Criminal charges for poaching of rhinos were lodged against all 40 employees and one has since been convicted with a sentence of four years’ imprisonment or a R20, 000 fine being imposed.
“Two years of the four-year sentence were suspended for five years. All other cases are still pending,” she said.
Meanwhile two suspected abalone poachers were arrested on Friday in Gifkommetjie in the Cape of Good Hope Section of Table Mountain National Park for being in possession of West Coast Rock Lobster without a permit.
One black rubber duck, including one 200-horsepower engine was confiscated during the arrest, said SANParks.
“The items were booked with the SA Police Services. A case of poaching has been opened with the SAPS,” said TMNP Park Manager Frans van Rooyen.

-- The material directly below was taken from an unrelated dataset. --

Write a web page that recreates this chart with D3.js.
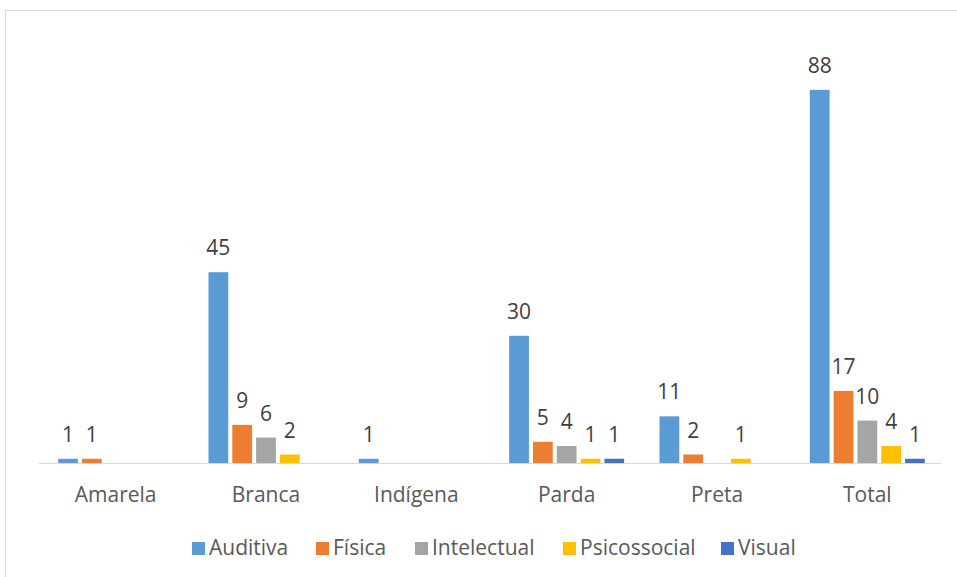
<!DOCTYPE html>
<html><head><meta charset="utf-8">
<script src="https://cdn.jsdelivr.net/npm/d3@7"></script>
<style>body{margin:0;background:#fff}svg{display:block}</style>
</head><body>
<svg id="c" width="957" height="577"></svg>
<script>
const categories = ["Amarela","Branca","Indígena","Parda","Preta","Total"];
const seriesNames = ["Auditiva","Física","Intelectual","Psicossocial","Visual"];
const auditiva = [1,45,1,30,11,88];
const fisica = [1,9,0,5,2,17];
const intelectual = [0,6,0,4,0,10];
const psicossocial = [0,2,0,1,1,4];
const visual = [0,0,0,1,0,1];
const colors = ["#5b9bd5","#ed7d31","#a5a5a5","#ffc000","#4472c4"];
const values = [auditiva,fisica,intelectual,psicossocial,visual];

const svg = d3.select("#c");
const font = "'Open Sans', sans-serif";
const textColor = "#595959";
const fs = 21;

// chart border
svg.append("rect").attr("x",5.5).attr("y",10.5).attr("width",960).attr("height",580)
  .attr("fill","none").attr("stroke","#d9d9d9").attr("stroke-width",1);

const x0 = d3.scaleBand().domain(categories).range([40.5,942.5]).paddingInner(0.235).paddingOuter(0.1175);
const x1 = d3.scaleBand().domain(seriesNames).range([0,x0.bandwidth()]).paddingInner(0.17).paddingOuter(0);
const y = d3.scaleLinear().domain([0,100]).range([463,39]);

const data = [];
categories.forEach((c,i)=>seriesNames.forEach((s,j)=>data.push({c,s,j,v:values[j][i]})));

svg.append("g").selectAll("rect").data(data.filter(d=>d.v>0)).join("rect")
  .attr("x",d=>x0(d.c)+x1(d.s)).attr("width",x1.bandwidth())
  .attr("y",d=>y(d.v)).attr("height",d=>y(0)-y(d.v))
  .attr("fill",d=>colors[d.j]);

// axis line
svg.append("line").attr("x1",39).attr("x2",941).attr("y1",463.5).attr("y2",463.5)
  .attr("stroke","#d9d9d9").attr("stroke-width",1);

// data labels
svg.append("g").selectAll("text").data(data.filter(d=>d.v>0)).join("text")
  .attr("x",d=>x0(d.c)+x1(d.s)+x1.bandwidth()/2).attr("y",d=>y(d.v)-17)
  .attr("text-anchor","middle").attr("font-family",font).attr("font-size",fs)
  .attr("fill","#404040").text(d=>d.v);

// category labels
const xAxis = d3.axisBottom(x0).tickSize(0).tickPadding(0);
const gx = svg.append("g").attr("transform","translate(0,463)").call(xAxis);
gx.select(".domain").remove();
gx.selectAll("text").attr("font-family",font).attr("font-size",fs).attr("fill",textColor)
  .attr("dy",null).attr("y",39);

// legend
const legendX = [192,316,415,563,721];
const lg = svg.append("g").selectAll("g").data(seriesNames).join("g")
  .attr("transform",(d,i)=>`translate(${legendX[i]},542)`);
lg.append("rect").attr("width",13).attr("height",13).attr("fill",(d,i)=>colors[i]);
lg.append("text").attr("x",17).attr("y",13).attr("font-family",font).attr("font-size",fs)
  .attr("fill",textColor).text(d=>d);
</script>
</body></html>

He said the arrests follow on the capture of 88 suspected poachers since the beginning of the year, bringing to 90 the suspects having been arrested to date.

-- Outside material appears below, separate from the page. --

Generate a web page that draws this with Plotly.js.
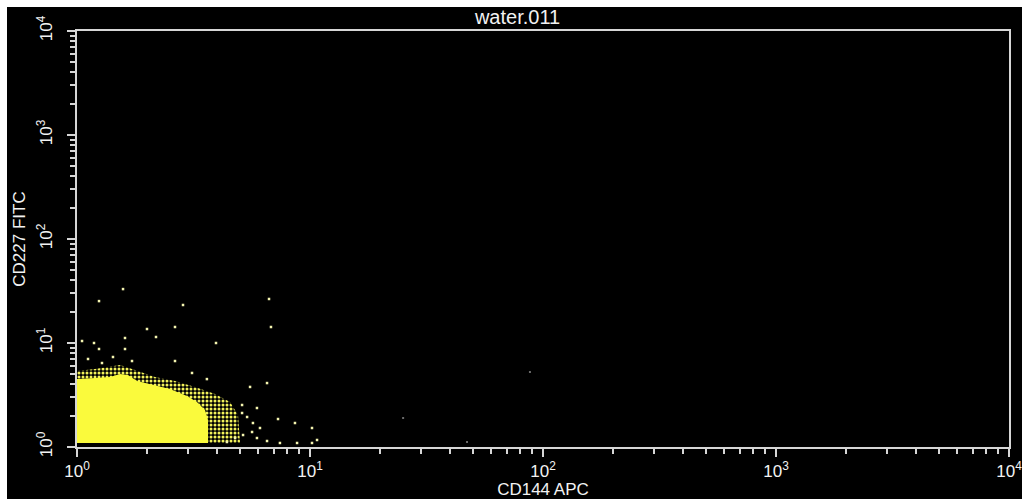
<!DOCTYPE html>
<html>
<head>
<meta charset="utf-8">
<script src="https://cdn.plot.ly/plotly-3.0.1.min.js"></script>
<style>
  html, body { margin: 0; padding: 0; background: #ffffff; width: 1022px; height: 499px; overflow: hidden; }
  #plot { position: absolute; left: 7px; top: 7px; width: 1015px; height: 492px; }
</style>
</head>
<body>
<div id="plot"></div>
<script>
// Dense core of the population (outline of the solid region)
const coreX = [1.0, 1.0, 1.195, 1.385, 1.529, 1.655, 1.810, 2.120, 2.507, 2.966, 3.273, 3.543, 3.650, 3.650];
const coreY = [1.093, 4.50, 4.61, 4.71, 5.03, 4.92, 4.31, 3.95, 3.61, 3.09, 2.71, 2.27, 1.82, 1.093];

// Speckled fringe around the core
const fringeX = [1.0, 1.0, 1.195, 1.529, 1.774, 2.161, 2.634, 3.209, 3.911, 4.536, 4.91, 5.01];
const fringeY = [1.093, 5.38, 5.62, 6.14, 5.50, 4.71, 4.31, 3.78, 3.23, 2.71, 2.03, 1.093];

// Isolated events
const eventX = [1.576, 1.243, 2.851, 6.67, 2.634, 6.80, 1.997, 1.051, 1.183, 1.607,
                2.183, 3.95, 1.243, 1.607, 1.427, 1.115, 1.722, 2.634, 1.280, 6.54,
                5.53, 3.61, 3.116, 5.11, 5.92, 7.29, 8.62, 10.2, 6.10, 5.64,
                5.92, 6.54, 7.43, 8.80, 10.2, 10.72, 5.37, 5.69, 5.11, 5.16,
                4.77, 4.40];
const eventY = [33.0, 25.3, 23.2, 26.5, 14.25, 14.25, 13.63, 10.45, 10.0, 11.17,
                11.42, 10.0, 8.757, 8.757, 7.335, 7.02, 6.71, 6.71, 6.42, 4.12,
                3.78, 4.50, 5.15, 2.535, 2.371, 1.858, 1.701, 1.523, 1.523, 1.394,
                1.22, 1.142, 1.093, 1.093, 1.093, 1.168, 1.943, 1.701, 2.123, 1.304,
                1.22, 1.117];

// Faint single events far out
const faintX = [87.9, 25.1, 47.2];
const faintY = [5.26, 1.90, 1.117];

// Axis decades and labels
const decades = [1, 10, 100, 1000, 10000];
const decadeLabels = ['10<sup>0</sup>', '10<sup>1</sup>', '10<sup>2</sup>', '10<sup>3</sup>', '10<sup>4</sup>'];

const minorVals = [];
for (let d = 0; d < 4; d++) {
  for (let m = 2; m <= 9; m++) minorVals.push(m * Math.pow(10, d));
}

const yellow = '#fafa3c';
const frame = '#d6d6d6';
const fontFamily = 'Liberation Sans, Arial, sans-serif';

const traces = [
  {
    type: 'scatter', mode: 'lines', x: fringeX, y: fringeY,
    fill: 'toself', fillcolor: 'rgba(0,0,0,0)',
    fillpattern: { shape: '.', fgcolor: '#f2f25a', bgcolor: 'rgba(0,0,0,0)', size: 4, solidity: 0.45 },
    line: { width: 0 }, hoverinfo: 'skip', showlegend: false
  },
  {
    type: 'scatter', mode: 'lines', x: coreX, y: coreY,
    fill: 'toself', fillcolor: yellow, line: { width: 0, color: yellow },
    hoverinfo: 'skip', showlegend: false
  },
  {
    type: 'scatter', mode: 'markers', x: eventX, y: eventY,
    marker: { symbol: 'square', size: 2.5, color: '#f4f4b0', line: { width: 0 } },
    showlegend: false
  },
  {
    type: 'scatter', mode: 'markers', x: faintX, y: faintY,
    marker: { symbol: 'square', size: 2, color: '#6a6a6a', line: { width: 0 } },
    showlegend: false
  }
];

const tickFont = { family: fontFamily, size: 17, color: '#f2f2f2' };

function axis(extra) {
  return Object.assign({
    type: 'log', range: [0, 4], autorange: false,
    showgrid: false, zeroline: false,
    showline: true, mirror: true, linecolor: frame, linewidth: 2,
    tickmode: 'array', tickvals: decades, ticktext: decadeLabels,
    ticks: 'outside', ticklen: 8, tickwidth: 2, tickcolor: frame,
    tickfont: tickFont, ticklabeloverflow: 'allow',
    minor: { tickmode: 'array', tickvals: minorVals, ticks: 'outside', ticklen: 5, tickwidth: 2, tickcolor: frame, showgrid: false },
    fixedrange: true
  }, extra);
}

const layout = {
  width: 1015, height: 492,
  paper_bgcolor: '#000000', plot_bgcolor: '#000000',
  margin: { l: 70, r: 13, t: 24, b: 52 },
  title: {
    text: 'water.011', x: 0.503, xanchor: 'center', y: 0.98, yanchor: 'middle',
    font: { family: fontFamily, size: 20, color: '#f2f2f2' }
  },
  xaxis: axis({
    title: { text: 'CD144 APC', standoff: 9, font: { family: fontFamily, size: 17, color: '#f2f2f2' } }
  }),
  yaxis: axis({
    tickangle: -90,
    ticklabelstandoff: 8,
    title: { text: 'CD227 FITC', standoff: 4, font: { family: fontFamily, size: 17, color: '#f2f2f2' } }
  }),
  showlegend: false
};

Plotly.newPlot('plot', traces, layout, { staticPlot: true, displayModeBar: false });
</script>
</body>
</html>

Van Rooyen said TMNP, together with its law enforcement partners in the SAPS, City of Cape Town and other agencies, were working jointly to fight the scourge of abalone poaching.
“The teams have been conducting daily sea patrols in the Marine Protected Areas of TMNP to fight against poaching that threatens the marine resources.”
“We really appreciate the assistance and support we are getting from the City of Cape Town Marine Law Enforcement Unit and the SAPS. I'd also like to thank the TMNP rangers for a spectacular job well done,” said Van Rooyen.